Les trois guerriers de l’apocalypse fourbissent déjà leurs armes: Ghannouchi, le Pâris ravisseur de la révolution, Marzouki l’Achille vengeur au talon fragile, et Ben Jaâfar le Hector kamikaze politiquement suicidé.
Par Tarak Arfaoui
Après une soi-disant unité de façade exigée par les circonstances et les intérêts pressants des uns et des autres, le front de la «troïka», la coalition tripartite au pouvoir, commence déjà à se lézarder au bout de quelques mois d’existence.
Les petits calculs des grands chefs
Il est évident que ce ménage à trois, foncièrement contre-nature, ne tient plus la route à cause d’une guerre larvée et insidieuse qui s’est installée entre ses trois chefs dans leur soif de s’accapare le pouvoir dans un avenir proche.
Semblable à la guerre de Troie où les ruses et les subterfuges rivalisent avec les manigances et les basses manœuvres, la guerre de Troie à la sauce Ennahdha est bel et bien en train de bouillonner dans nos instances dirigeantes, entre Ghannouchi, le Pâris ravisseur de la révolution, Marzouki l’Achille vengeur au talon fragile et peu talentueux, et Ben Jaâfar le Hector kamikaze politiquement suicidé.
En effet, la mayonnaise entre ces trois chefs ne prend pas. Chacun commence a tirer la couverture de son côté pour assoir son autorité.

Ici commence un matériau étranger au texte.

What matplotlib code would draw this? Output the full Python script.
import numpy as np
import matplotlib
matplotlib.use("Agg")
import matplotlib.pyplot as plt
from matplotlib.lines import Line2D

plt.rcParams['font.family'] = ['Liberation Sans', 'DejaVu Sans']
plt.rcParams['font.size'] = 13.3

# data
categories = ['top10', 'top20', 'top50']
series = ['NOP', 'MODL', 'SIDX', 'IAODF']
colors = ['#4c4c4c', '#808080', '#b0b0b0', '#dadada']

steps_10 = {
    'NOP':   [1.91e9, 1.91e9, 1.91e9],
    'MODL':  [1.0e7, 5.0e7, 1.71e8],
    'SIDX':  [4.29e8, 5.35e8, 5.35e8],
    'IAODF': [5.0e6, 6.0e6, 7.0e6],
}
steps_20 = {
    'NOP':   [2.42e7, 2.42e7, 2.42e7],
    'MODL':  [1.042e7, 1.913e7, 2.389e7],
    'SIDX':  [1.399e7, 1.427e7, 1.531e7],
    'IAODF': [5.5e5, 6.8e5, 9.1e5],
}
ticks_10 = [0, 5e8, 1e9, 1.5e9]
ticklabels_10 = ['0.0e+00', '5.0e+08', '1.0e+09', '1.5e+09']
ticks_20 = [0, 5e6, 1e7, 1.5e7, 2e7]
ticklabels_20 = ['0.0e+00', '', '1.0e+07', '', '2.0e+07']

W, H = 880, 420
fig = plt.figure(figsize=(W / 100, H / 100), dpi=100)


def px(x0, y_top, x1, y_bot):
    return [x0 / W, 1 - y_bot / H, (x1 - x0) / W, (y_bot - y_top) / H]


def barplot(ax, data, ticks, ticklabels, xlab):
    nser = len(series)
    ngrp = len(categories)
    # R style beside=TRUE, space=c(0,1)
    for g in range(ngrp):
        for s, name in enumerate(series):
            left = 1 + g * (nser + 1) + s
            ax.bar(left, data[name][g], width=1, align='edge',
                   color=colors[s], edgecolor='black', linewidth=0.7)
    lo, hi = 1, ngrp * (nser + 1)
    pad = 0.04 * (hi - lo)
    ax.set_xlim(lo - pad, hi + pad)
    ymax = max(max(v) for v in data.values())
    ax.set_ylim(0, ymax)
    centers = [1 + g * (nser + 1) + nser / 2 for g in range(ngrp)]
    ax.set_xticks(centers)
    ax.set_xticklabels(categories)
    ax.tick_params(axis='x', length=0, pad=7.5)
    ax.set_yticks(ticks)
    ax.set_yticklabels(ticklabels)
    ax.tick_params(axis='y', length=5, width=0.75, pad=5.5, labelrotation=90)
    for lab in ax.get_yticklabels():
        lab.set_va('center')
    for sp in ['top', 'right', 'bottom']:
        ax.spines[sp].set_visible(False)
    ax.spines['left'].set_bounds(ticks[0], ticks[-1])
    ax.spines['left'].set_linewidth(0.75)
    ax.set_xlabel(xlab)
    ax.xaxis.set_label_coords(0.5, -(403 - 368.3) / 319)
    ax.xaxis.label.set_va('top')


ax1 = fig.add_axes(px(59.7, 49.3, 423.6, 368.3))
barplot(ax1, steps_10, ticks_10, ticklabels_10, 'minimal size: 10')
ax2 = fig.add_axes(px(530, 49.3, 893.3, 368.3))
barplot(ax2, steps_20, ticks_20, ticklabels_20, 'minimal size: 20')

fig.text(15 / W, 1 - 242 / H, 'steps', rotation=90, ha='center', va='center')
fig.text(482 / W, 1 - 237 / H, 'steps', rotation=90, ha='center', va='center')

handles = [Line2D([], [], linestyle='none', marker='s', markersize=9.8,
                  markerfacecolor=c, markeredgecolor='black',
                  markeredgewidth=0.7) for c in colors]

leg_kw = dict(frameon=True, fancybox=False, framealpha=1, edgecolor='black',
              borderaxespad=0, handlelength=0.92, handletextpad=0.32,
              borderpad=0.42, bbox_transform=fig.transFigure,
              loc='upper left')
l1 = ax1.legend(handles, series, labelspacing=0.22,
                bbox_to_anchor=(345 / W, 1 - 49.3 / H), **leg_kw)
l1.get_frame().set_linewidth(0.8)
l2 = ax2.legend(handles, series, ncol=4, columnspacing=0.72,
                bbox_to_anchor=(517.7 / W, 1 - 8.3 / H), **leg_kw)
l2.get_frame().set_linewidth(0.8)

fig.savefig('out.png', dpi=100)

Ghannouchi marque son terrain
M. Ghannouchi, président du parti islamiste Ennahdha, ne rate pas une occasion pour rappeler son omnipotence. Il reçoit ses invités privés dans le salon d’honneur de l’aéroport. Il ne rate pas une occasion pour se montrer aux premières loges lors des cérémonies officielles. Il fait tout pour distiller avec un savant mélange de sournoiserie et de suffisance ses interviews aux médias, locaux et étrangers, qui se bousculent devant son bureau. Ses déclarations sont autant de messages politiques pris au premier degré et adressés à ses deux «adversaires» de la «troïka», et il est clair que son premier ministre, Hamadi Jebali, n’est que le porte-parole et l’exécutant de ses initiatives.

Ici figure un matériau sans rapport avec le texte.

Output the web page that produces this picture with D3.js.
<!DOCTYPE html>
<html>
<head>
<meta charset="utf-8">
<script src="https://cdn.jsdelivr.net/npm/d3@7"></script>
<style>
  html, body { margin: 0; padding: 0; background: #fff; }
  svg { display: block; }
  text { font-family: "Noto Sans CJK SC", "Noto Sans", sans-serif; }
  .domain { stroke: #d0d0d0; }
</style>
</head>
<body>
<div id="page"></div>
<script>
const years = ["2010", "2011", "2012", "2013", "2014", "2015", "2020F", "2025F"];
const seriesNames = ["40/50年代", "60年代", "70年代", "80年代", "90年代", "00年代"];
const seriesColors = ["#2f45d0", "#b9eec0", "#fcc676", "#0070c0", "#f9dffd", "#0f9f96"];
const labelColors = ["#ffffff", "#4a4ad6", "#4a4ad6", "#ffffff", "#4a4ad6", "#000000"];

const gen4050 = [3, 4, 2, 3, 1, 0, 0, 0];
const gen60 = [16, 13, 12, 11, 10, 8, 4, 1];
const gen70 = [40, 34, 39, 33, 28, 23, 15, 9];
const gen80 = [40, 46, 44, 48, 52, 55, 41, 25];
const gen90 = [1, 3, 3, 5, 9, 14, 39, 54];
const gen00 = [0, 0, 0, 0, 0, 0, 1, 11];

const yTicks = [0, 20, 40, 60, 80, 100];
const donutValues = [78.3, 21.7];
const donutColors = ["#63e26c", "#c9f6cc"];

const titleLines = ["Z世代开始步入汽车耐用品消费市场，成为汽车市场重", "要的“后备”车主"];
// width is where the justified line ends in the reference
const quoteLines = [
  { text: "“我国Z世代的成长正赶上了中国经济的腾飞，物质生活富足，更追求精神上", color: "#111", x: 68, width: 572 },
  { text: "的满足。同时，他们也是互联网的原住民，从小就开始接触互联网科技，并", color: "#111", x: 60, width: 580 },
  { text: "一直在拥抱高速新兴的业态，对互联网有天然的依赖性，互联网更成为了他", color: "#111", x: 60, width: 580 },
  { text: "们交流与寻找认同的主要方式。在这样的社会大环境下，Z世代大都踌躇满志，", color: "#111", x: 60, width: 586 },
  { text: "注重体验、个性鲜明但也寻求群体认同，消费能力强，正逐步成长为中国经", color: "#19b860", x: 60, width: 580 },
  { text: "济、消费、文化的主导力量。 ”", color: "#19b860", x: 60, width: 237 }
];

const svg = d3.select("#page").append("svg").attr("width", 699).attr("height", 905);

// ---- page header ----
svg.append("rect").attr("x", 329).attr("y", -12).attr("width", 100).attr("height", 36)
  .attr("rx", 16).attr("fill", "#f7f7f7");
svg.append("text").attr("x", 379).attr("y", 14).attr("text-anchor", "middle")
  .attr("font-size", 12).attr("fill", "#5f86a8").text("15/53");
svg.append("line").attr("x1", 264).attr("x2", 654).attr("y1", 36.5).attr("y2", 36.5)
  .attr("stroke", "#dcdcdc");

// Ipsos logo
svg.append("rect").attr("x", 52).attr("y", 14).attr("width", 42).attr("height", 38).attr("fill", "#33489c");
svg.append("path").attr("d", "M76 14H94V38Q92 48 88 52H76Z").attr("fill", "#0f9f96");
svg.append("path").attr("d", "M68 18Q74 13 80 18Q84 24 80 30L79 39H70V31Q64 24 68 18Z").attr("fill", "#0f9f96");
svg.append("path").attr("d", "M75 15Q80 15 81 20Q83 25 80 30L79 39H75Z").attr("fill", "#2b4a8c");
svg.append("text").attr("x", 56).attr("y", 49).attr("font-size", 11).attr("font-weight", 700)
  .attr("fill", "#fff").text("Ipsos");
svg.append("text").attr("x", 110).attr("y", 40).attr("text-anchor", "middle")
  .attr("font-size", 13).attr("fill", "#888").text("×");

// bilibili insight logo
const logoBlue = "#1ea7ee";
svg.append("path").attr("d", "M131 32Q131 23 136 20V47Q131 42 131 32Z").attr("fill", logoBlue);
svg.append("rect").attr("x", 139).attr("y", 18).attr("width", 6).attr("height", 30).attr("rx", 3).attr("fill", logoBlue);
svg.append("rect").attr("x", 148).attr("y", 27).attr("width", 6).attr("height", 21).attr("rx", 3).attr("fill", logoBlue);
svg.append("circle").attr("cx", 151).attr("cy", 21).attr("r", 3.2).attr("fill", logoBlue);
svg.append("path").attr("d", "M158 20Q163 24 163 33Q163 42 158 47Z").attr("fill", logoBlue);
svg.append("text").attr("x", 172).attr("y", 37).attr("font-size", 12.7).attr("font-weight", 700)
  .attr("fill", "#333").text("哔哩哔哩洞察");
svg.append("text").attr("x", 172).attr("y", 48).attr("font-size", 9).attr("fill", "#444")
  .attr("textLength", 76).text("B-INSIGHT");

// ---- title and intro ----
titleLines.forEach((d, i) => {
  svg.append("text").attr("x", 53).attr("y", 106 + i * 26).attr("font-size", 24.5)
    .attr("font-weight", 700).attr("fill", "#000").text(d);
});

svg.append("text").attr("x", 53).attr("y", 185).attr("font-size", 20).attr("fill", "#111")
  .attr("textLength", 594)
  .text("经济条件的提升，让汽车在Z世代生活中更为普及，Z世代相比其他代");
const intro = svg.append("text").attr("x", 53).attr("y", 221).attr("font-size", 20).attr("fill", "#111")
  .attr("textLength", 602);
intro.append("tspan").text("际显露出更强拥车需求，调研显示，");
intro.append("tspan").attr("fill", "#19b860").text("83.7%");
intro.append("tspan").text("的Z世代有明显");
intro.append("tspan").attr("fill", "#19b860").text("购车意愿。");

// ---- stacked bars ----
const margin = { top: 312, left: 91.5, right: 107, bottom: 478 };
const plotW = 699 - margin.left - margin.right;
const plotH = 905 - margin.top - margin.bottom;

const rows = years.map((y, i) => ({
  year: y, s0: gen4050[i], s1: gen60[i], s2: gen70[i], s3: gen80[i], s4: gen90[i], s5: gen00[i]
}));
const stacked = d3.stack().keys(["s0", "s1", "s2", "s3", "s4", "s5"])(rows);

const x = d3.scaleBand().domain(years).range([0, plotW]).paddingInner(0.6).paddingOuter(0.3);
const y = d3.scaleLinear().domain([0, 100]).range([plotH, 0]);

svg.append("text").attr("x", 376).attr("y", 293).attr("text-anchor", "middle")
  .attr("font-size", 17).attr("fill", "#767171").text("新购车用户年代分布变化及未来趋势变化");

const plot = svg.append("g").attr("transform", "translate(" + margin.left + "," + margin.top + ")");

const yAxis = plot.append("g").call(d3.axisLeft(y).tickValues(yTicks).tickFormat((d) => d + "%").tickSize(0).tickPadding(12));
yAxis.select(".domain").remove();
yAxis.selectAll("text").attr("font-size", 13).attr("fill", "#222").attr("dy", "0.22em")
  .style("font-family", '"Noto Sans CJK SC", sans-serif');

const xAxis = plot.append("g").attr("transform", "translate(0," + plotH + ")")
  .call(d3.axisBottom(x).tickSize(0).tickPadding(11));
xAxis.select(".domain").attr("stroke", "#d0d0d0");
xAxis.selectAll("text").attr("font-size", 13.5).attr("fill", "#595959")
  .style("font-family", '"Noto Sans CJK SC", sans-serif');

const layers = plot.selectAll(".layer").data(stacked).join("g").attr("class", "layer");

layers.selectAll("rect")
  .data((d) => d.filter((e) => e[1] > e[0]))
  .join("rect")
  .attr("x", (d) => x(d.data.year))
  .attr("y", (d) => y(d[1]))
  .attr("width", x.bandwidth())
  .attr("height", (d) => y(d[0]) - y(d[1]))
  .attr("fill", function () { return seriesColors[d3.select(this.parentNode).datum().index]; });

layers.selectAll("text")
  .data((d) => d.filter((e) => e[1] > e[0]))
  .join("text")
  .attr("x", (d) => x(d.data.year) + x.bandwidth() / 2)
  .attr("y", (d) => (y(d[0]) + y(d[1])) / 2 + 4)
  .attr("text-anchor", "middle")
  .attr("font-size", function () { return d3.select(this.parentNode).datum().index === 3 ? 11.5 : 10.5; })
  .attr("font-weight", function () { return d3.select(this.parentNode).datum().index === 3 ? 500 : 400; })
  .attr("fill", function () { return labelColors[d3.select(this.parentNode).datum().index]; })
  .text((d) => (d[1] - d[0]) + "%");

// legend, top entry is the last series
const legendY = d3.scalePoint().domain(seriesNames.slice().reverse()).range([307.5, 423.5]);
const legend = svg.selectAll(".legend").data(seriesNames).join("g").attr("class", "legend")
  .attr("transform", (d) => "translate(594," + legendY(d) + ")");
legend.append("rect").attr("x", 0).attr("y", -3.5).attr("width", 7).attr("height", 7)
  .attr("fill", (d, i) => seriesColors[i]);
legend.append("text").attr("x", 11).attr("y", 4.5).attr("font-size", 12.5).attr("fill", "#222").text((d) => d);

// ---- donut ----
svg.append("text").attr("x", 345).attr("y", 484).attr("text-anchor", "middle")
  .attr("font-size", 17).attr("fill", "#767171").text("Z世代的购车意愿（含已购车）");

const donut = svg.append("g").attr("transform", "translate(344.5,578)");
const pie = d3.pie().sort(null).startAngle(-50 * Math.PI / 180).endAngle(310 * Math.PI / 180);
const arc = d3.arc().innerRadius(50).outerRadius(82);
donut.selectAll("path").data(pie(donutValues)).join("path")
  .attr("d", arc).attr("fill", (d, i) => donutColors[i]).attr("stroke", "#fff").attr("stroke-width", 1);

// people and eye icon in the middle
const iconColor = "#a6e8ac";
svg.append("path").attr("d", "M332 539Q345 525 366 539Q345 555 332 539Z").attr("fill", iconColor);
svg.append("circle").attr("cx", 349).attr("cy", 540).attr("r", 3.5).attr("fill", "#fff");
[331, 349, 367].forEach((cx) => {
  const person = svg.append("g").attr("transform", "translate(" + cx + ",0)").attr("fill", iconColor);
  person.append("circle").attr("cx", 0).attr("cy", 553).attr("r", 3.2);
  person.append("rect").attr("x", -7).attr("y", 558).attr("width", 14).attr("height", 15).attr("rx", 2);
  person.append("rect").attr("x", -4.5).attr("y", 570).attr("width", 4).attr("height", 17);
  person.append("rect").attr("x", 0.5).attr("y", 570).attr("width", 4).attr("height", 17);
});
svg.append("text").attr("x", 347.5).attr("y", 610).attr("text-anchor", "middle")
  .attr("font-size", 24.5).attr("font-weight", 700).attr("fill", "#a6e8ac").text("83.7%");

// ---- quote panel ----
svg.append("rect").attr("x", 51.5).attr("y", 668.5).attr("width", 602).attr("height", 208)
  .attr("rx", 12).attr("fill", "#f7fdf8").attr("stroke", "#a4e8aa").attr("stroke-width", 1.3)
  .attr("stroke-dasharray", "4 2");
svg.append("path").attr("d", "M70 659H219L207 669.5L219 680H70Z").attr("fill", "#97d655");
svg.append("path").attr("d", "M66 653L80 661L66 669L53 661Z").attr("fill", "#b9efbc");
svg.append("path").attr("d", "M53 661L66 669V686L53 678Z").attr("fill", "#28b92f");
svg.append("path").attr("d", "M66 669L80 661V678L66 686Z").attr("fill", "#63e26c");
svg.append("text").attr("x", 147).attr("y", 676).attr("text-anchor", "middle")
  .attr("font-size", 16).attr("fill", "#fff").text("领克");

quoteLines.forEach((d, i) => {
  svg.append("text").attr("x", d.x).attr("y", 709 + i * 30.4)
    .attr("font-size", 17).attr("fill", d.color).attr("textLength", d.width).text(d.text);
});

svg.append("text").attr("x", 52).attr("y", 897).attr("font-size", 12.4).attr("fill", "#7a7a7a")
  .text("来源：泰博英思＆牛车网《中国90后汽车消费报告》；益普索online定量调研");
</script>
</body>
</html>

Marzouki candidat à sa succession
M. Marzouki, fondateur et leader du Congrès pour la République (CpR) qui est toujours à la recherche de quelques prérogatives avec son agitation bon enfant, une fois l’amusement dépassé, semble ennuyer au plus haut point ses partenaires de la «troïka». La défection d’une grande frange de son ex-parti, le CpR, et son soulèvement contre le gouvernement ne lui est pas pardonné.
Une guerre larvée s’est installée entre lui et M. Ghannouchi par gendre interposé, Rafik Abdessalem, ministre des Affaires étrangères, sur la conduite de la politique extérieure de la Tunisie et le courant ne semble plus passer entre M. Abdessalem et le président Marzouki, au grand dam des diplomates du pays qui ne savent plus à quel saint se vouer tant leurs avis sont divergents sur la politique internationale de la Tunisie. Ne voulant pas lâcher prise et dans un soucis de positionnement politique, il a eu la louable initiative de déclarer, vendredi, et sans équivoque, son appui inconditionnel à l’Instance supérieure indépendante pour les élections (Isie) de Kamel Jendoubi, très vite critiquée, quelques heures plus tard, par M. Jebali.
Enfin, pour enfoncer le clou de sa divergence avec Ennahdha, il annonce ouvertement sa candidature aux prochaines élections présidentielles, certainement sans prendre l’avis de ses partenaires de la «troïka»: l’homme croit à sa bonne étoile et, encore plus, aux résultats des sondages, qui le donnent en tête du baromètre de popularité.
Ben Jaâfar se rebelle
Quant à M. Ben Jaâfar, gavé de toutes couleuvres d’Ennahdha qu’il a dû avaler, submergé par les flots de critiques concernant sa nonchalance, qui s’abattent sur lui malgré la hauteur de son perchoir, et visiblement ennuyé par ses éternelles chamaillerie avec M. Gassas ainsi qu’avec les constituants issus de l’opposition, il vient soudainement de se remettre en selle, essayant d’occuper un tant soit peu le terrain politique, en marquant sa présence par des initiatives qui semblent déjà vouées à l’échec. Son annonce de la date butoir des prochaines élections, saluée par tous, a très vite été rejetée par les dirigeants d’Ennahdha.
Enfin, l’éventuelle candidature à la présidentielle de Marzouki l’a apparemment réveillé de sa léthargie et manifestement ouvert le feu des hostilités entre les deux postulants.
La guerre de Troie (des trois) est bien dans nos murs, mais espérons qu’elle ne durera pas dix ans comme dans la mythologie grecque!